Some believers adapt; others react. Buddhist political activists in places as varied as Thailand, Taiwan, India and Sri Lanka often explain their need to get involved in worldly concerns with arguments that are strikingly reminiscent of those used by Christian, Jewish, or Islamic fundamentalists. In this video documentary by Al Jazeera's English service, you can see Champika Ranawaka, the radical Sri Lankan Buddhist nationalist leader, explaining why he believes that the West is engaged in a conspiracy to subjugate Sri Lanka and wipe out its Buddhist traditions. Many of those Buddhists who took to the streets in Thailand in 2006 to oppose Prime Minister Thaksin Shinawatra did so as a way of rejecting the threateningly western values he seemed to represent. Shinwatra's camp, meanwhile, has been doing its best to recruit other Buddhists to its own cause as a way of shoring up its nationalist bona fides.
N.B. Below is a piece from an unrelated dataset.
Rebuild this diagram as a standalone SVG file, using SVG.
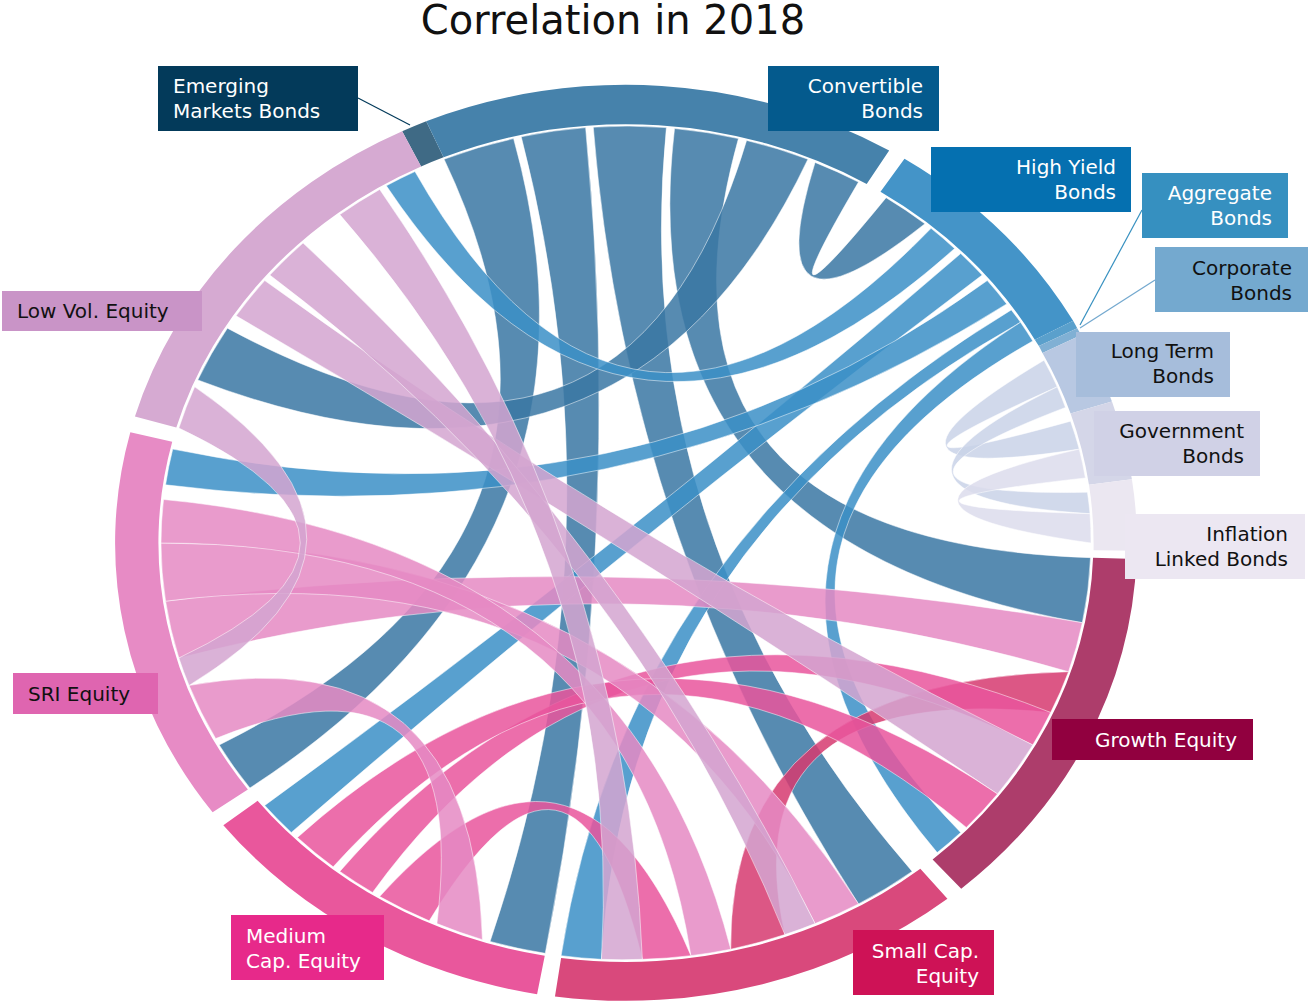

Of course, Buddhism is not "just another religion." It has its own specific histories, traditions, and problems. One of the most fascinating developments at the moment is the rising appeal of Tibetan Buddhist ideas among the ethnic majority Han Chinese of the People's Republic. Most Han Chinese belong to the traditional Pure Land or Zen schools of their religion; for a variety of reasons, say experts, the politics associated with these flavors of Chinese Buddhism tends to be politically conservative, beholden to the state. Yet the esoteric Tibetan version of the religion is making notable inroads among non-Tibetan Chinese. Non-Tibetans tend to be fascinated by Tibetan Buddhists' claims that their faith has a powerful and perceptible effect on their lives. When the Beijing authorities razed an unsanctioned Tibetan Buddhist academy in Sichuan province in 2001, they were shocked to discover 1500 Han Chinese monks and nuns in attendance. Hu Jia, the 34-year-old Beijing dissident arrested in December, wasn't only an environmental activist and critic of the central government; he was also a Han Buddhist follower of the Dalai Lama, a vegetarian whose politics has been strongly influenced by his religious beliefs.

Even the Tibetans – those apostles of cultural purity – are changing. Look for the Dalai Lama to get a bit more assertive in his dealings with Beijing in the run-up to this year's Olympic Games. Experts say that the Dalai and his aides are disillusioned with the back-channel talks that they've been pursuing with China's communist government in the hope of arriving at some sort of autonomy deal that would lighten the load of Chinese rule over the beleaguered Tibetans. Watch this space, in short.